DİKKAT: BU YAZI SPOILER İÇERİR!

BAFTA ödüllü İngiliz dizisi Misfits'in 3. sezonu geçtiğimiz pazar sona erdi. Son bölümü dün izleyebildim ve dizinin büyük bir hayranı olarak bu sezona dair fikrim tamamen pekişmiş oldu: Hayalkırıklığı. 
Öncelikle, Misfits hayranlarının gazabına uğramamak adına en sonda söyleyeceğim şeyi en başta söyleyeyim: 3. sezon çok başarılı bir sezondu, iyi bir televizyon işiydi ve yine iyi yazılmış, iyi işlenmiş bölümlerle buluşturdu bizi. Ancak bunların hiçbiri, bundan önceki iki sezonda karşımıza çıkan, Misfits'i Misfits yapan tonu yakaladığı, bir adım ileriye taşıdığı ve bize baş rolündeki oyuncuyu yitirmiş bir dizi olduğunu unutturduğu anlamına gelmiyor. 
Ne kadar başarılı bir iş olursa olsun, her TV projesi, ana karakterlerinden birini oyuncunun seçimi dolayısıyla kaybetmek zorunda kaldığında tökezler. Nathan, Misfits için önemli bir karakterdi, dizinin absürd-sinir bozucu- ama yaratıcı-komik tonunu neredeyse kendi başına sırtlanıyordu ve onun diziden ayrılması bu tona büyük bir sekte vurdu. "Yerine" gruba dahil olan Rudy, her ne kadar bu anlamda başarılı bir karakter olsa da, sanırım "neden böyle olduğunun" hiç açıklanmaması sebebiyle, dizinin en iyi işlenmiş, öyküsü enine boyuna işlenmiş yegane karakterlerden birinin eksikliğini dolduramadı. Ve yine sanırım bu sebepten olacak, dizi yazarları, bu anlamda iyi işlenmiş karakterlerine yaslandı. Kelly başlıca olmak üzere, Simon ve Curtis'e odaklanan yine oldukça iyi bölümler izledik. 


Burada küçük bir parantez açıp bir karakter olarak Alisha'ya ve dolayısıyla da Antonia Thomas'a yapılan haksızlıktan bahsetmek istiyorum.
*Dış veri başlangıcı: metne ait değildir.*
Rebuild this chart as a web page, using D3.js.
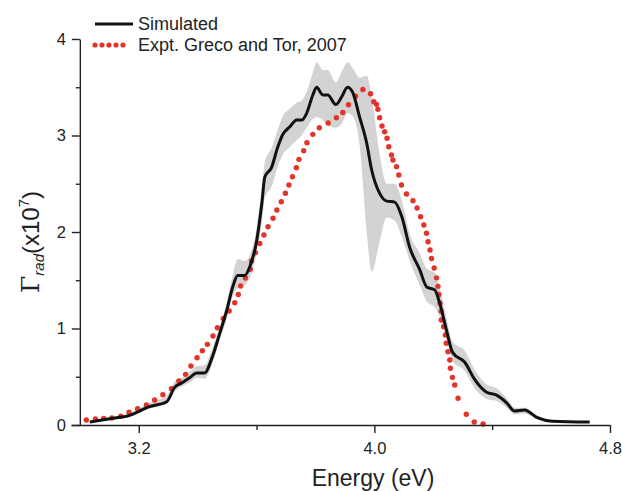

Iwan Rheon ile bu sezon diziyi bıraktığını açıklayan bir diğer oyuncu olan Antonia Thomas, aslına bakarsanız geç bile kaldı. İlk sezondan beri kendisine ait, karakterinin motivasyonunu ortaya koyan doğru düzgün bir bölüm izleyemediğimiz, sadece cinselliğini silah olarak kullandığı için o "güç"e sahip olduğunu bildiğimiz Alisha, hep ilişkileri ile diziye dahil edilen tam bir stereotype kadın rolünü üstlendi dizi boyunca. Zaten bu dizinin kadınlara verdiği "güç"leri şöyle bir düşününce karşınıza çıkan güçten ziyade lanet tablosu, Alisha'nın önce Curtis sonra da Simon ile olan ilişkisinden öte kendini gösterememesi ile de iyice pekişiyor ve işi Misfits'deki cinsiyet rolleri dağılımındaki soruna kadar götürüyor. Ben oraya şu an çok fazla bulaşmadan, dizinin bu sezondaki dram tonuna ve bunun bence neden bir hayalkırıklığı unsuru olabileceğine geri dönmek istiyorum.
Bölümler, Kelly, Simon ve Curtis'e odaklanınca, ve bu karakterler, malumunuz Kelly'nin dürüstlüğü, Simon'ın Alisha ile ilişkisi yüzünden trajik geleceği, Curtis'in yetenekli ama yolunu kaybetmiş atlet gibi yolu son derece kompleks ve dramatik çizilmiş karakterler olunca, dizi de ister istemez böyle bir ton kazandı. Rudy'nin malum çift karakterliliği, kadınlarla olan ilişkileri üzerinden başına gelen son derece komik durumları, Kelly'nin Hitler'i öldürmesi, Curtis'in kendisinden hamile kalması, lezbiyen ilişkisi vs gibi çok çok yaratıcı olduğu  hiçbir şüphe götürmeyen yan hikayeleri bile, ne yazık ki ağırlıklı dramayı dengeleyemedi. 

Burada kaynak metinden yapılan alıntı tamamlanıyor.